--- start ---
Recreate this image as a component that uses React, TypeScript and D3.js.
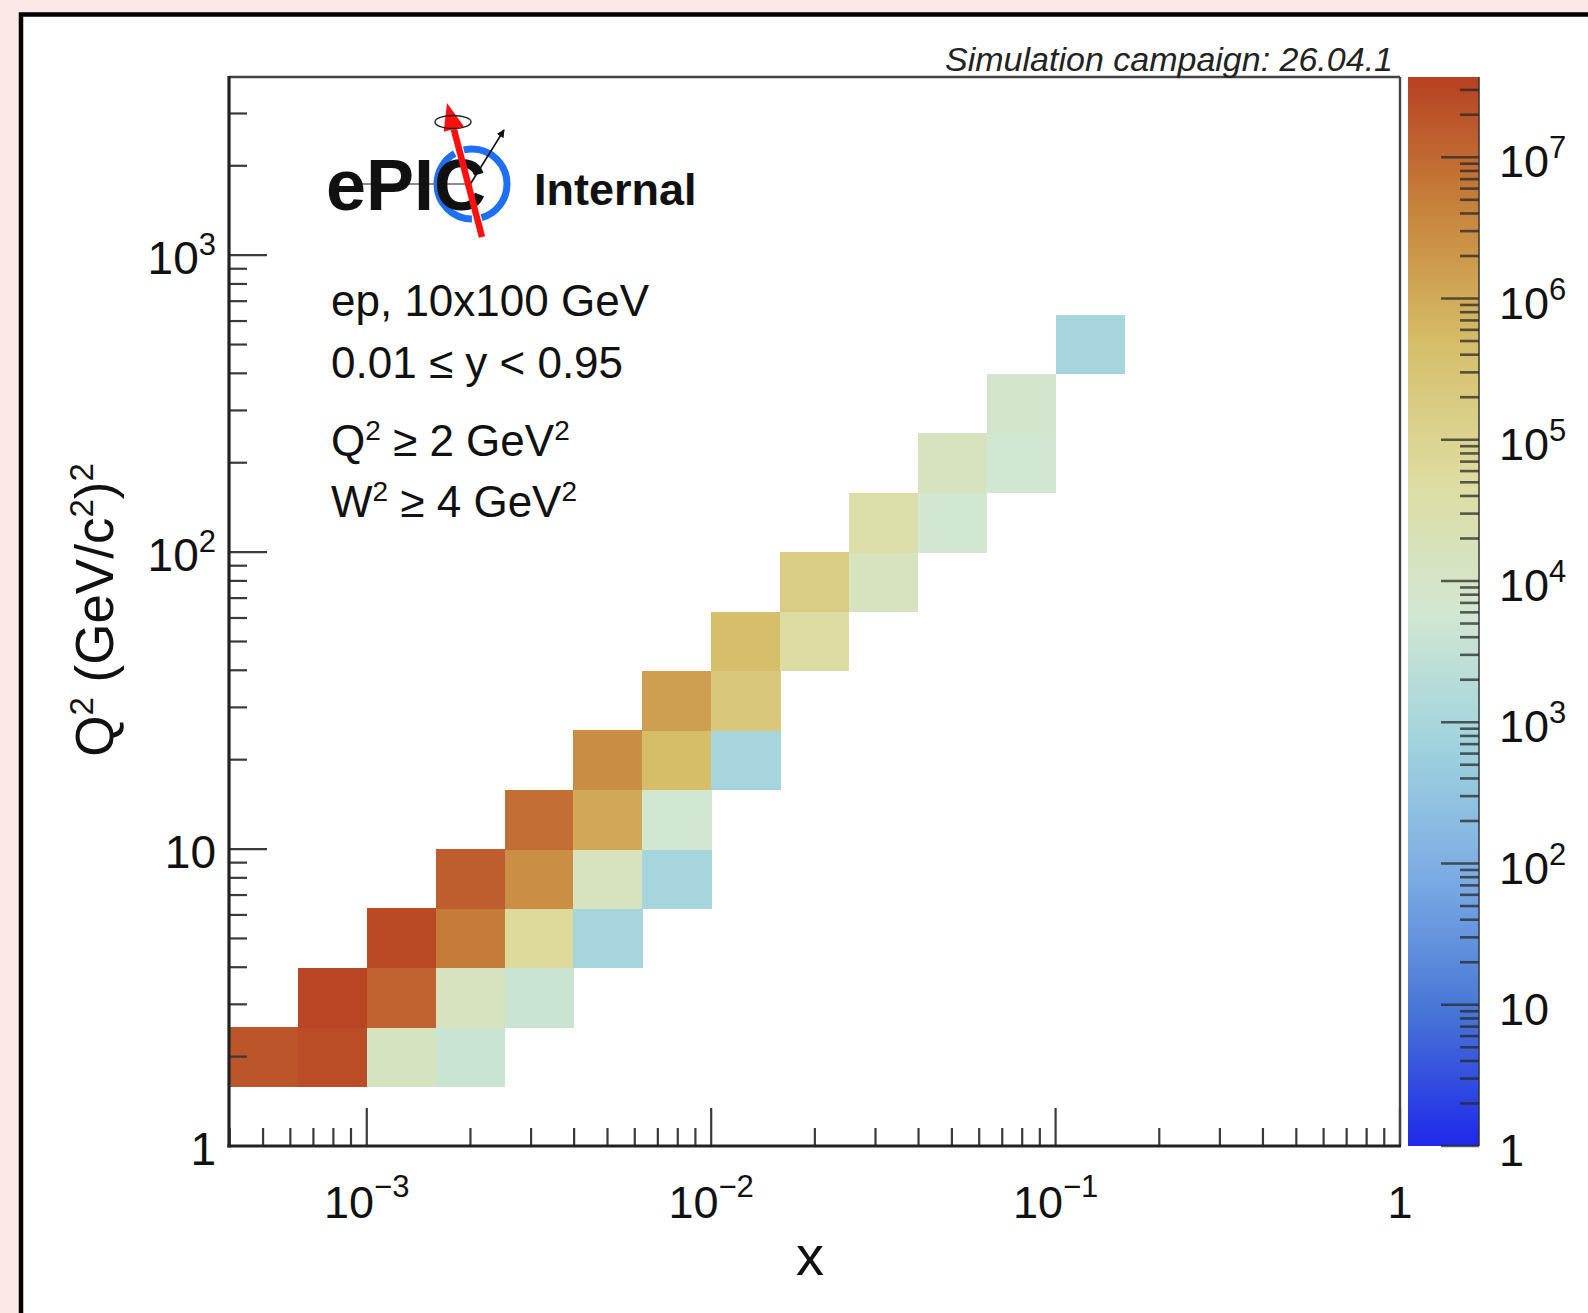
import React from 'react';
import * as d3 from 'd3';

const W = 1588;
const H = 1313;
const FONT = "'Liberation Sans', Arial, Helvetica, sans-serif";

// ---- data: filled histogram cells (lower bin edges in log10) ----
const binWidthLog = 0.2;
const cellLogX = [
  -3.4, -3.2, -3.0, -2.8,
  -3.2, -3.0, -2.8, -2.6,
  -3.0, -2.8, -2.6, -2.4,
  -2.8, -2.6, -2.4, -2.2,
  -2.6, -2.4, -2.2,
  -2.4, -2.2, -2.0,
  -2.2, -2.0,
  -2.0, -1.8,
  -1.8, -1.6,
  -1.6, -1.4,
  -1.4, -1.2,
  -1.2,
  -1.0,
];
const cellLogQ2 = [
  0.2, 0.2, 0.2, 0.2,
  0.4, 0.4, 0.4, 0.4,
  0.6, 0.6, 0.6, 0.6,
  0.8, 0.8, 0.8, 0.8,
  1.0, 1.0, 1.0,
  1.2, 1.2, 1.2,
  1.4, 1.4,
  1.6, 1.6,
  1.8, 1.8,
  2.0, 2.0,
  2.2, 2.2,
  2.4,
  2.6,
];
const cellCounts = [
  1.9e7, 2.6e7, 1.3e4, 4.3e3,
  3.1e7, 1.25e7, 1.4e4, 4.3e3,
  2.8e7, 5.4e6, 6.3e4, 900,
  1.5e7, 2.8e6, 1.4e4, 900,
  8.5e6, 1.1e6, 5.8e3,
  3.0e6, 5.0e5, 900,
  1.5e6, 2.3e5,
  4.6e5, 4.9e4,
  1.7e5, 1.45e4,
  3.5e4, 6e3,
  1.45e4, 6e3,
  7.5e3,
  900,
];

// axis ranges
const xDomain = [Math.pow(10, -3.4), 1];
const yDomain = [1, Math.pow(10, 3.6)];
const zDomain = [1, 3.7e7];

// tick label exponents
const xMajorExp = [-3, -2, -1, 0];
const yMajorExp = [0, 1, 2, 3];
const zMajorExp = [0, 1, 2, 3, 4, 5, 6, 7];

// ROOT kLightTemperature palette
const paletteStops = [0, 0.125, 0.25, 0.375, 0.5, 0.625, 0.75, 0.875, 1];
const paletteColors = [
  'rgb(31,40,234)', 'rgb(71,117,214)', 'rgb(123,171,228)', 'rgb(160,211,222)',
  'rgb(210,231,210)', 'rgb(222,220,160)', 'rgb(214,190,105)', 'rgb(199,132,60)', 'rgb(183,65,34)',
];

// layout
const PL = 229, PR = 1400, PT = 77, PB = 1146;
const CB_L = 1408, CB_R = 1479;

function logTicks(min: number, max: number) {
  const major: number[] = [];
  const minor: number[] = [];
  const lo = Math.floor(Math.log10(min)) - 1;
  const hi = Math.ceil(Math.log10(max)) + 1;
  for (let d = lo; d <= hi; d++) {
    for (let k = 1; k <= 9; k++) {
      const v = k * Math.pow(10, d);
      if (v < min * 0.9999 || v > max * 1.0001) continue;
      if (k === 1) major.push(v); else minor.push(v);
    }
  }
  return { major, minor };
}

function PowLabel({ exp, supFs, raise }: { exp: number; supFs: number; raise: number }) {
  if (exp === 0) return <tspan>1</tspan>;
  if (exp === 1) return <tspan>10</tspan>;
  const e = exp < 0 ? '\u2212' + String(-exp) : String(exp);
  return (
    <>
      <tspan>10</tspan>
      <tspan fontSize={supFs} dy={-raise}>{e}</tspan>
    </>
  );
}

export default function App() {
  const x = d3.scaleLog().domain(xDomain).range([PL, PR]);
  const y = d3.scaleLog().domain(yDomain).range([PB, PT]);
  const zPos = d3.scaleLog().domain(zDomain).range([PB, PT]);
  const zFrac = d3.scaleLog().domain(zDomain).range([0, 1]).clamp(true);
  const palette = d3.scaleLinear<string>().domain(paletteStops).range(paletteColors).interpolate(d3.interpolateRgb);

  const xt = logTicks(xDomain[0], xDomain[1]);
  const yt = logTicks(yDomain[0], yDomain[1]);
  const zt = logTicks(zDomain[0], zDomain[1]);

  const tickColor = '#3a3a3a';

  // logo geometry
  const tail = [482, 237];
  const tip = [447, 103];
  const dx = tip[0] - tail[0], dy = tip[1] - tail[1];
  const len = Math.hypot(dx, dy);
  const ux = dx / len, uy = dy / len;
  const px = -uy, py = ux;
  const hb = [tip[0] - ux * 27, tip[1] - uy * 27];
  const headPts = `${tip[0]},${tip[1]} ${hb[0] + px * 10.5},${hb[1] + py * 10.5} ${hb[0] - px * 10.5},${hb[1] - py * 10.5}`;
  const ringR = 35;
  const deg = (2 * Math.PI * ringR) / 360;
  const ringDash = `${74 * deg} ${16 * deg} ${150 * deg} ${16 * deg} ${104 * deg}`;

  return (
    <svg width={W} height={H} style={{ position: 'absolute', left: 0, top: 0 }} fontFamily={FONT}>
      <defs>
        <linearGradient id="cbar" x1="0" y1="1" x2="0" y2="0">
          {paletteStops.map((s, i) => (
            <stop key={i} offset={s} stopColor={paletteColors[i]} />
          ))}
        </linearGradient>
        <marker id="ah" viewBox="0 0 10 10" refX="9" refY="5" markerWidth="5" markerHeight="5" orient="auto">
          <path d="M0,0 L10,5 L0,10 z" fill="#111" />
        </marker>
      </defs>

      {/* page background + outer frame */}
      <rect x={0} y={0} width={W} height={H} fill="#fde8e8" />
      <rect x={21} y={14.5} width={W} height={H} fill="#ffffff" stroke="#000" strokeWidth={4.5} />

      {/* histogram cells */}
      <g shapeRendering="crispEdges">
        {cellCounts.map((c, k) => {
          const x0 = x(Math.pow(10, cellLogX[k]));
          const x1 = x(Math.pow(10, cellLogX[k] + binWidthLog));
          const y0 = y(Math.pow(10, cellLogQ2[k] + binWidthLog));
          const y1 = y(Math.pow(10, cellLogQ2[k]));
          return <rect key={k} x={x0} y={y0} width={x1 - x0 + 0.5} height={y1 - y0 + 0.5} fill={palette(zFrac(c))} />;
        })}
      </g>

      {/* axis ticks */}
      <g stroke={tickColor} strokeWidth={2.2}>
        {xt.major.map((v, i) => (
          <line key={'xM' + i} x1={x(v)} x2={x(v)} y1={PB} y2={PB - 38} />
        ))}
        {xt.minor.map((v, i) => (
          <line key={'xm' + i} x1={x(v)} x2={x(v)} y1={PB} y2={PB - 18} />
        ))}
        {yt.major.map((v, i) => (
          <line key={'yM' + i} x1={PL} x2={PL + 38} y1={y(v)} y2={y(v)} />
        ))}
        {yt.minor.map((v, i) => (
          <line key={'ym' + i} x1={PL} x2={PL + 18} y1={y(v)} y2={y(v)} />
        ))}
      </g>

      {/* plot frame */}
      <line x1={PL} x2={PR} y1={PT} y2={PT} stroke="#444" strokeWidth={2.4} />
      <line x1={PR} x2={PR} y1={PT} y2={PB} stroke="#444" strokeWidth={2.4} />
      <line x1={PL} x2={PL} y1={PT - 1} y2={PB + 1.5} stroke="#222" strokeWidth={3.2} />
      <line x1={PL - 1.5} x2={PR + 1} y1={PB} y2={PB} stroke="#222" strokeWidth={3.2} />

      {/* x tick labels */}
      {xMajorExp.map((e) => (
        <text key={'xl' + e} x={x(Math.pow(10, e))} y={1218} textAnchor="middle" fontSize={45} fill="#111">
          <PowLabel exp={e} supFs={31} raise={21} />
        </text>
      ))}
      {/* y tick labels */}
      {yMajorExp.map((e) => (
        <text key={'yl' + e} x={216} y={y(Math.pow(10, e)) + 19} textAnchor="end" fontSize={46} fill="#111">
          <PowLabel exp={e} supFs={31} raise={19} />
        </text>
      ))}

      {/* axis titles */}
      <text x={810} y={1275} textAnchor="middle" fontSize={56} fill="#111">x</text>
      <text transform="translate(113,610) rotate(-90)" textAnchor="middle" fontSize={53} fill="#111">
        <tspan>Q</tspan>
        <tspan fontSize={33} dy={-20}>2</tspan>
        <tspan dy={20}> (GeV/c</tspan>
        <tspan fontSize={33} dy={-20}>2</tspan>
        <tspan dy={20}>)</tspan>
        <tspan fontSize={33} dy={-20}>2</tspan>
      </text>

      {/* color bar */}
      <rect x={CB_L} y={PT} width={CB_R - CB_L} height={PB - PT} fill="url(#cbar)" />
      <line x1={CB_R} x2={CB_R} y1={PT} y2={PB} stroke="#333" strokeWidth={1.5} />
      <g stroke="rgba(40,40,40,0.75)" strokeWidth={2.6}>
        {zt.major.map((v, i) => (
          <line key={'zM' + i} x1={CB_R} x2={CB_R - 38} y1={zPos(v)} y2={zPos(v)} />
        ))}
        {zt.minor.map((v, i) => (
          <line key={'zm' + i} x1={CB_R} x2={CB_R - 19} y1={zPos(v)} y2={zPos(v)} />
        ))}
      </g>
      {zMajorExp.map((e) => (
        <text key={'zl' + e} x={1499} y={zPos(Math.pow(10, e)) + 20} textAnchor="start" fontSize={45} fill="#111">
          <PowLabel exp={e} supFs={31} raise={19} />
        </text>
      ))}

      {/* campaign label */}
      <text x={1393} y={71} textAnchor="end" fontSize={34} fontStyle="italic" fill="#222">
        Simulation campaign: 26.04.1
      </text>

      {/* ePIC logo */}
      <g>
        <circle cx={472} cy={184} r={ringR} fill="none" stroke="#1f6ff5" strokeWidth={7}
          strokeDasharray={ringDash} />
        <line x1={362} x2={472} y1={184} y2={184} stroke="#666" strokeWidth={1.5} />
        <text x={326} y={210} fontSize={72} fontWeight="bold" fill="#111">ePIC</text>
        <line x1={471} y1={183} x2={504} y2={130} stroke="#111" strokeWidth={1.6} markerEnd="url(#ah)" />
        <line x1={tail[0]} y1={tail[1]} x2={hb[0]} y2={hb[1]} stroke="#ff1010" strokeWidth={6.5} />
        <polygon points={headPts} fill="#ff1010" />
        <ellipse cx={453} cy={122} rx={18} ry={6.5} fill="none" stroke="#222" strokeWidth={1.4} />
        <text x={534} y={205} fontSize={45} fontWeight="bold" fill="#111">Internal</text>
      </g>

      {/* info text */}
      <g fontSize={44} fill="#111">
        <text x={331} y={316}>ep, 10x100 GeV</text>
        <text x={331} y={378}>0.01 {'\u2264'} y {'<'} 0.95</text>
        <text x={331} y={456}>
          <tspan>Q</tspan>
          <tspan fontSize={28} dy={-16}>2</tspan>
          <tspan dy={16}> {'\u2265'} 2 GeV</tspan>
          <tspan fontSize={28} dy={-16}>2</tspan>
        </text>
        <text x={331} y={517}>
          <tspan>W</tspan>
          <tspan fontSize={28} dy={-16}>2</tspan>
          <tspan dy={16}> {'\u2265'} 4 GeV</tspan>
          <tspan fontSize={28} dy={-16}>2</tspan>
        </text>
      </g>
    </svg>
  );
}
--- end ---
# WHAT TO DO
Give only the count of lines in which the string "React" appears.

# WRITTEN REPLY
2